La mancata prospettazione di una doglianza sul punto, in ordine al quale ricorre un giudicato interno, rende prive di decisività le questioni introdotte in merito alla situazione personale connessa alla condizione politica del Bangladesh – peraltro inammissibilmente connotate da novità – sulla considerazione che “In materia di protezione internazionale, l’accertamento del giudice di merito deve innanzi tutto avere ad oggetto la credibilità soggettiva della versione del richiedente circa l’esposizione a rischio grave alla vita o alla persona. Qualora le dichiarazioni siano giudicate inattendibili alla stregua degli indicatori di genuinità soggettiva di cui al D.Lgs. n. 251 del 2007, art. 3, non occorre procedere ad un approfondimento istruttorio officioso circa la prospettata situazione persecutoria nel Paese di origine, salvo che la mancanza di veridicità derivi esclusivamente dall’impossibilità di fornire riscontri probatori” (Cass. Ordinanza n. 16925 del 27/06/2018).

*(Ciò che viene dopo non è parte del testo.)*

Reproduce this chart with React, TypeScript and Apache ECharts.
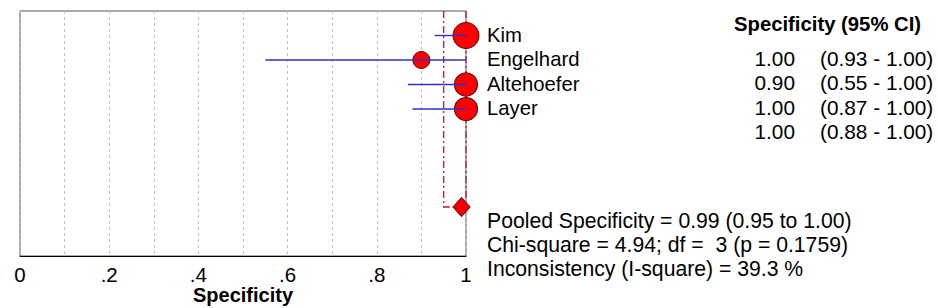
import React, { useEffect, useRef } from "react";
import * as echarts from "echarts";

// Study-level specificity with 95% confidence intervals
const studies = ["Kim", "Engelhard", "Altehoefer", "Layer"];
const specificity = [1.0, 0.9, 1.0, 1.0];
const ciLower = [0.93, 0.55, 0.87, 0.88];
const ciUpper = [1.0, 1.0, 1.0, 1.0];
// relative study weights (%), drive the marker area
const studyWeight = [33.4, 14.3, 26.2, 26.1];

// Pooled result and heterogeneity statistics
const pooledEstimate = 0.99;
const pooledLower = 0.95;
const pooledUpper = 1.0;
const chiSquare = 4.94;
const degreesOfFreedom = 3;
const pValue = 0.1759;
const iSquare = 39.3;

// x axis tick labels, one for every 0.2
const xTickLabels = ["0", ".2", ".4", ".6", ".8", "1"];

const FONT = "'Liberation Sans', Arial, sans-serif";
const FS = 20;
const POOLED_ROW = 8;
const ROW_COUNT = 10;

export default function App() {
  const ref = useRef<HTMLDivElement>(null);

  useEffect(() => {
    document.body.style.margin = "0";
    if (!ref.current) return;
    const chart = echarts.init(ref.current, null, { renderer: "svg" });

    const textStyle = (text: string, extra: any = {}) => ({
      text,
      fontSize: FS,
      fontFamily: FONT,
      fill: "#000",
      verticalAlign: "middle",
      ...extra,
    });

    chart.setOption({
      animation: false,
      textStyle: { fontFamily: FONT },
      grid: {
        left: 20,
        top: 11,
        width: 446,
        height: 245,
        show: true,
        borderColor: "#555",
        borderWidth: 1,
        backgroundColor: "transparent",
        containLabel: false,
        outerBoundsMode: "none",
      },
      xAxis: {
        type: "value",
        min: 0,
        max: 1,
        interval: 0.1,
        axisLine: { show: true, onZero: false, lineStyle: { color: "#000", width: 1 } },
        axisTick: { show: false },
        axisLabel: {
          color: "#000",
          fontSize: 20.5,
          margin: 8,
          fontFamily: FONT,
          formatter: (v: number) => {
            const k = Math.round(v * 10);
            return k % 2 === 0 ? xTickLabels[k / 2] : "";
          },
        },
        splitLine: { show: true, lineStyle: { color: "#c4c4c4", type: [3, 3], width: 1 } },
        name: "Specificity",
        nameLocation: "middle",
        nameGap: 29,
        nameMoveOverlap: false,
        nameTextStyle: { fontSize: FS, fontWeight: "bold", color: "#000", fontFamily: FONT },
      },
      yAxis: {
        type: "value",
        min: 0,
        max: ROW_COUNT,
        inverse: true,
        show: false,
      },
      series: [
        // pooled reference lines (dash-dot) leading to the pooled marker
        {
          type: "custom",
          z: 2,
          data: [[pooledLower, pooledUpper, pooledEstimate, POOLED_ROW]],
          renderItem: (_p: any, api: any) => {
            const row = api.value(3);
            const top = api.coord([api.value(0), 0]);
            const low = api.coord([api.value(0), row]);
            const est = api.coord([api.value(2), row]);
            const upTop = api.coord([api.value(1), 0]);
            const upBot = api.coord([api.value(1), row]);
            const st = { stroke: "#cc1426", lineWidth: 1.3, lineDash: [7, 3, 2, 3], fill: null };
            return {
              type: "group",
              children: [
                {
                  type: "polyline",
                  shape: { points: [top, low, [est[0] - 8, low[1]]] },
                  style: st,
                },
                {
                  type: "line",
                  shape: { x1: upTop[0], y1: upTop[1], x2: upBot[0], y2: upBot[1] - 9 },
                  style: st,
                },
              ],
            };
          },
        },
        // study point estimates, marker area by weight
        {
          type: "scatter",
          z: 3,
          data: studies.map((s, i) => ({ name: s, value: [specificity[i], i + 1, studyWeight[i]] })),
          symbol: "circle",
          symbolSize: (val: number[]) => Math.sqrt(val[2]) * 4.5,
          itemStyle: { color: "#ff0000", borderColor: "#5e0000", borderWidth: 1, opacity: 1 },
        },
        // confidence interval lines
        {
          type: "custom",
          z: 4,
          data: studies.map((s, i) => [ciLower[i], ciUpper[i], i + 1]),
          encode: { x: [0, 1], y: 2 },
          renderItem: (_p: any, api: any) => {
            const a = api.coord([api.value(0), api.value(2)]);
            const b = api.coord([api.value(1), api.value(2)]);
            return {
              type: "line",
              shape: { x1: a[0], y1: a[1], x2: b[0], y2: b[1] },
              style: { stroke: "#3030c4", lineWidth: 1.4 },
            };
          },
        },
        // pooled estimate marker
        {
          type: "scatter",
          z: 5,
          data: [[pooledEstimate, POOLED_ROW]],
          symbol: "diamond",
          symbolSize: [17, 19],
          itemStyle: { color: "#f00000", borderColor: "#7a0000", borderWidth: 1, opacity: 1 },
        },
        // study names beside the null line
        {
          type: "custom",
          z: 6,
          data: studies.map((s, i) => [1, i + 1]),
          renderItem: (p: any, api: any) => {
            const c = api.coord([api.value(0), api.value(1)]);
            return {
              type: "text",
              x: c[0] + 21,
              y: c[1] - 1,
              style: textStyle(studies[p.dataIndex], { align: "left", fontSize: 20.3 }),
            };
          },
        },
        // table of estimates with intervals
        {
          type: "custom",
          z: 6,
          data: studies.map((s, i) => [1, i + 2]),
          renderItem: (p: any, api: any) => {
            const i = p.dataIndex;
            const c = api.coord([api.value(0), api.value(1)]);
            return {
              type: "group",
              children: [
                {
                  type: "text",
                  x: 795,
                  y: c[1] - 2,
                  style: textStyle(specificity[i].toFixed(2), { align: "right", fontSize: 20.8 }),
                },
                {
                  type: "text",
                  x: 820,
                  y: c[1] - 2,
                  style: textStyle(
                    `(${ciLower[i].toFixed(2)} - ${ciUpper[i].toFixed(2)})`,
                    { align: "left", fontSize: 20.8 }
                  ),
                },
              ],
            };
          },
        },
      ],
      graphic: [
        {
          type: "text",
          x: 734,
          y: 24,
          style: textStyle("Specificity (95% CI)", { fontWeight: "bold", align: "left", fontSize: 20.3 }),
        },
        {
          type: "text",
          x: 487,
          y: 220,
          style: textStyle(
            `Pooled Specificity = ${pooledEstimate.toFixed(2)} (${pooledLower.toFixed(2)} to ${pooledUpper.toFixed(2)})`,
            { align: "left", fontSize: 21.2 }
          ),
        },
        {
          type: "text",
          x: 487,
          y: 244,
          style: textStyle(
            `Chi-square = ${chiSquare.toFixed(2)}; df =  ${degreesOfFreedom} (p = ${pValue.toFixed(4)})`,
            { align: "left", fontSize: 21.2 }
          ),
        },
        {
          type: "text",
          x: 487,
          y: 268,
          style: textStyle(`Inconsistency (I-square) = ${iSquare.toFixed(1)} %`, {
            align: "left",
            fontSize: 21.2,
          }),
        },
      ],
    });

    return () => chart.dispose();
  }, []);

  return <div ref={ref} style={{ width: 938, height: 308 }} />;
}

Invero, posto che la Corte territoriale ha escluso la credibilità del ricorrente, compiendo l’apprezzamento di fatto che le è riservato, circa la incoerenza e implausibilità del suo racconto, non trova applicazione il principio di cooperazione istruttoria previsto per l’accertamento delle condizioni sociali e di sicurezza del paese di provenienza che presuppone che la domanda del richiedente la protezione sia ritenuta credibile dall’autorità amministrativa e, in seconda battuta, dall’autorità giudiziaria. Infatti, le dichiarazioni del richiedente la protezione sono considerate veritiere “se l’autorità competente il decidere sulla domanda ritiene che (…): c) le dichiarazioni del richiedente sono ritenute coerenti e plausibili”, come risulta chiaramente dal D.Lgs. n. 251 del 2007, art. 3 e il D.Lgs. n. 95 del 2008, art. 8.

5. Ne consegue che il motivo, riguardante la valutazione dei presupposti della protezione richiesta, non è scrutinabile in questa sede per carenza di interesse perchè non potrebbe comunque portare alla cassazione della sentenza impugnata, la quale rimarrebbe fondata sulla rilevata inattendibilità delle dichiarazioni del richiedente la protezione.

6. Miglior sorte, infine, nemmeno toccherebbe, eventualmente, al motivo in esame alla stregua del testo del D.Lgs. n. 25 del 2008, art. 32, comma 3, come recentemente modificato dal D.L. n. 113 del 2018, tuttora in fase di conversione in legge, non recando la prospettazione dell’odierno motivo di ricorso alcun riferimento alle specifiche previsioni di cui del D.Lgs. 25 luglio 1998, n. 286, art. 19, commi 1 e 1.1, come modificato dal citato D.L. n. 113 del 2018.

7. In conclusione il ricorso va rigettato. Non si provvede sulle spese del giudizio di legittimità, stante il mancato svolgimento di attività difensiva da parte dell’intimata Amministrazione.

Si dà atto della sussistenza dei presupposti di cui del D.P.R. 30 maggio 2002, n. 115, art. 13, comma 1 quater.

P.Q.M.

Dichiara inammissibile il ricorso.

– Dà atto, ai sensi del D.P.R. 30 maggio 2002, n. 115, art. 13, comma 1 quater, della sussistenza dei presupposti per il versamento, da parte della ricorrente, dell’ulteriore importo a titolo di contributo unificato pari a quello dovuto per il ricorso, a norma dello stesso art. 13, comma 1 bis.

Così deciso in Roma, il 24 ottobre 2018.